Una visita al Caseificio Sociale Val di Fassa di Pera per assaggiare il Puzzone di Moena DOP. Inizialmente il suo odore penetrante, quasi di ammoniaca, può spaventare, ma niente paura: in bocca il suo aroma conquista con le iniziali note pungenti, i sentori di pascolo, erba e frutta matura e cenni di nocciola tostata. Simile, ma con un sapore più delicato rispetto al Puzzone, il Cuor di Fassa o Cher de Fascia. Il caseificio produce anche Trentingrana, il canestrato al pepe e la caciotta al ginepro.
Forme di Cuor di Fassa
Suggestioni ad alta quota in Val di Fassa per la seconda edizione di “Chef per aria”, un’insolita cena panoramica gourmet a bordo della Funifor che da Alba, a 1495 metri, sale a Col dei Rossi, a 2376 metri. L’happening, organizzato a scopo benefico, è andato in scena sabato 15 giugno. I piatti, abbinati alle bollicine Trentodoc, sono stati preparati dagli “Cheghes de Fascia”, capitanati dallo stellato Stefano Ghetta.

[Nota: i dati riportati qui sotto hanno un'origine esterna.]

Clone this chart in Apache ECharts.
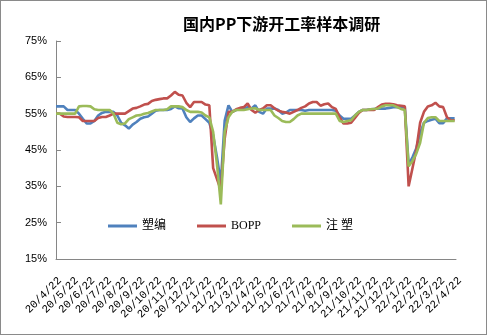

Il Quartetto vocale Demò ousc
Emozionante ammirare il tramonto infuocato che si accende al calar della sera sulle Dolomiti con una vista mozzafiato sulla Marmolada, l’imponente Sassolungo e il Gruppo del Sella e in sottofondo le note del quartetto vocale “Demò ousc” e del pianista Paolo Bernard.